What If We Need More Control?

Sometimes we need more control over the process of building our installable package than Poetry allows. In these cases, we have to use the method that existed before Poetry - a setup.py file. Because this is a Python file, we can use the full power of Python to describe how to setup our project.

One of the common cases where this is particularly useful is if our project has components in different languages. For example, to speed up some of the core parts we might write some of our functions in C, then call these from our Python code. Using a setup.py gives us the flexibility to handle building these components in different ways and bring them together at the end.

In the template repository for one of the SABS mini-projects, we have an example of a basic, general purpose setup.py file. You can find this file https://github.com/SABS-R3/2020-software-engineering-projects-pk/blob/master/setup.py.

Our Own Setup.py (Optional)

Compare this example setup.py file to the Poetry pyproject.toml file we created previously. At the bottom, in the arguments to the setup function, we have many of the same pieces of metadata.

The Python Packaging User Guide provides documentation on the details of packaging a project using setup.py. In this guide, they use Twine to upload the package to PyPI, instead of Poetry as we did previously.

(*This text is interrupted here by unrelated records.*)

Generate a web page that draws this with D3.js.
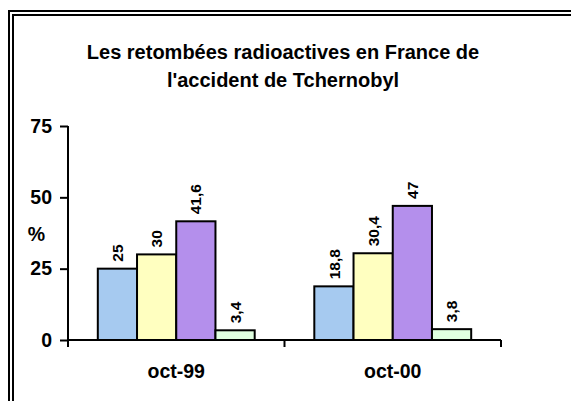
<!DOCTYPE html>
<html>
<head>
<meta charset="utf-8">
<script src="https://cdn.jsdelivr.net/npm/d3@7"></script>
<style>
html,body{margin:0;padding:0;background:#fff;}
svg{display:block;}
text{font-family:"Liberation Sans",Arial,sans-serif;font-weight:bold;fill:#000;}
</style>
</head>
<body>
<svg id="chart" width="571" height="401"></svg>
<script>
const title = ["Les retombées radioactives en France de", "l'accident de Tchernobyl"];
const categories = ["oct-99", "oct-00"];
const seriesNames = ["Série 1", "Série 2", "Série 3", "Série 4"];
const seriesColors = ["#a6caf0", "#ffffc0", "#b48fec", "#e0ffe0"];
const values99 = [25, 30, 41.6, 3.4];
const values00 = [18.8, 30.4, 47, 3.8];
const yTicks = [0, 25, 50, 75];
const yLabel = "%";

const data = categories.map((c, i) => ({cat: c, vals: [values99, values00][i]}));
const fr = d3.formatLocale({decimal: ",", thousands: " ", grouping: [3], currency: ["", " €"]});
const fmt = v => fr.format(",")(v);

const svg = d3.select("#chart");

// double frame
svg.append("rect").attr("x", 9).attr("y", 11).attr("width", 700).attr("height", 500)
  .attr("fill", "none").attr("stroke", "#000").attr("stroke-width", 2);
svg.append("rect").attr("x", 13).attr("y", 15).attr("width", 700).attr("height", 500)
  .attr("fill", "none").attr("stroke", "#000").attr("stroke-width", 2);

// title
svg.append("text").attr("x", 283).attr("y", 59).attr("text-anchor", "middle")
  .style("font-size", "20px")
  .selectAll("tspan").data(title).join("tspan")
  .attr("x", 283).attr("dy", (d, i) => i ? 28 : 0).text(d => d);

const y = d3.scaleLinear().domain([0, 75]).range([340, 126]);
const x0 = d3.scaleBand().domain(categories).range([68, 501]).padding(0);
const x1 = d3.scaleBand().domain(seriesNames).range([0, x0.bandwidth()]).paddingInner(0).paddingOuter(0.76);
const color = d3.scaleOrdinal().domain(seriesNames).range(seriesColors);

// bars
const g = svg.append("g");
const grp = g.selectAll("g.cat").data(data).join("g")
  .attr("transform", d => `translate(${x0(d.cat)},0)`);
grp.selectAll("rect").data(d => d.vals.map((v, i) => ({s: seriesNames[i], v})))
  .join("rect")
  .attr("x", d => x1(d.s)).attr("width", x1.bandwidth())
  .attr("y", d => y(d.v)).attr("height", d => y(0) - y(d.v))
  .attr("fill", d => color(d.s)).attr("stroke", "#000").attr("stroke-width", 2);
grp.selectAll("text").data(d => d.vals.map((v, i) => ({s: seriesNames[i], v})))
  .join("text")
  .attr("transform", d => `translate(${x1(d.s) + x1.bandwidth() / 2},${y(d.v) - 7}) rotate(-90)`)
  .attr("dy", "0.36em")
  .style("font-size", "15.5px")
  .text(d => fmt(d.v));

// y axis
const yAxis = svg.append("g").attr("transform", "translate(68,0)")
  .call(d3.axisLeft(y).tickValues(yTicks).tickSize(8).tickPadding(8));
yAxis.select(".domain").attr("stroke-width", 2).attr("d", "M0,126V347");
yAxis.selectAll(".tick line").attr("stroke-width", 2);
yAxis.selectAll(".tick text").style("font-size", "19.5px").attr("font-family", null);

// x axis
const xAxis = svg.append("g").attr("transform", "translate(0,340)")
  .call(d3.axisBottom(x0).tickSize(0).tickPadding(0));
xAxis.select(".domain").attr("stroke-width", 2).attr("d", "M68,0H501");
xAxis.selectAll(".tick text").attr("y", 38).attr("dy", null).style("font-size", "19.5px").attr("font-family", null);
xAxis.selectAll(".sep").data(x0.domain().concat(["end"])).join("line")
  .attr("class", "sep")
  .attr("x1", (d, i) => i < categories.length ? x0(d) : x0.range()[1])
  .attr("x2", (d, i) => i < categories.length ? x0(d) : x0.range()[1])
  .attr("y1", 0).attr("y2", 7).attr("stroke", "#000").attr("stroke-width", 2);

// y label
svg.append("text").attr("x", 36.5).attr("y", 241).attr("text-anchor", "middle")
  .style("font-size", "19.5px").text(yLabel);
</script>
</body>
</html>
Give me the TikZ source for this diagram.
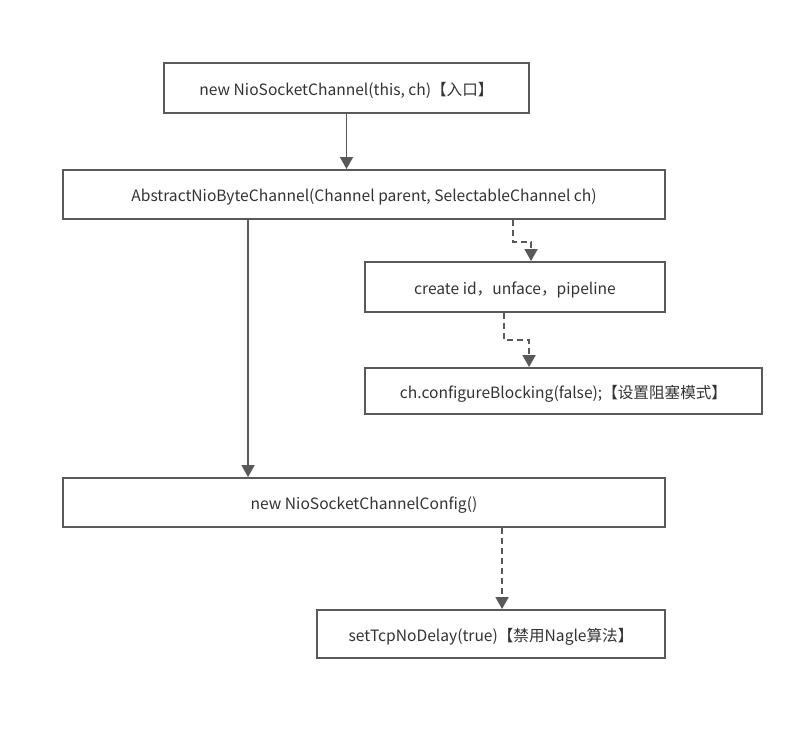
\documentclass[tikz,border=0pt]{standalone}
\usepackage{fontspec}
\setmainfont{Noto Sans CJK SC}
\usetikzlibrary{arrows.meta}
\definecolor{linegray}{HTML}{595959}
\definecolor{txt}{HTML}{333333}
\tikzset{
  box/.style={draw=linegray, line width=1.9pt, fill=white, rectangle, inner sep=0pt,
    text=txt, font=\fontsize{15.6}{18}\selectfont, text height=16pt, text depth=2pt},
  conn/.style={draw=linegray, line width=1.9pt, -{Triangle[width=13pt,length=12pt]}},
  dconn/.style={conn, dash pattern=on 6pt off 4pt},
}
\begin{document}
\begin{tikzpicture}[x=1pt,y=-1pt]
\useasboundingbox (0,0) rectangle (806,732);
\node[box, minimum width=365pt, minimum height=50pt] (b1) at (346.5,88) {new NioSocketChannel(this, ch)【入口】};
\node[box, minimum width=602pt, minimum height=49pt] (b2) at (364,194.5) {AbstractNioByteChannel(Channel parent, SelectableChannel ch)};
\node[box, minimum width=300pt, minimum height=50pt] (b3) at (515,287) {create id，unface，pipeline};
\node[box, minimum width=397pt, minimum height=46pt] (b4) at (563.5,391) {ch.configureBlocking(false);【设置阻塞模式】};
\node[box, minimum width=602pt, minimum height=49pt] (b5) at (364,502.5) {new NioSocketChannelConfig()};
\node[box, minimum width=348pt, minimum height=48pt] (b6) at (491,634) {setTcpNoDelay(true)【禁用Nagle算法】};

\draw[conn] (b1.south) -- (b1.south |- b2.north);
\draw[conn] ([xshift=186pt]b2.south west) -- ([xshift=186pt]b5.north west);
\draw[dconn] ([xshift=451pt]b2.south west) -- ++(0pt,-22pt) -| ([xshift=167pt]b3.north west);
\draw[dconn] ([xshift=140pt]b3.south west) -- ++(0pt,-27pt) -| ([xshift=165pt]b4.north west);
\draw[dconn] ([xshift=440pt]b5.south west) -- ([xshift=186pt]b6.north west);
\end{tikzpicture}
\end{document}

Using the example setup.py file and this documentation, can you produce a setup.py file for our Poetry project?

Which configuration style do you prefer for projects like this one?

Key Points

  • Poetry allows us to produce an installable package and upload it to a package index.

  • Making our software installable with pip makes it easier for others to start using it.

  • For complete control over building a package, we can use a setup.py file.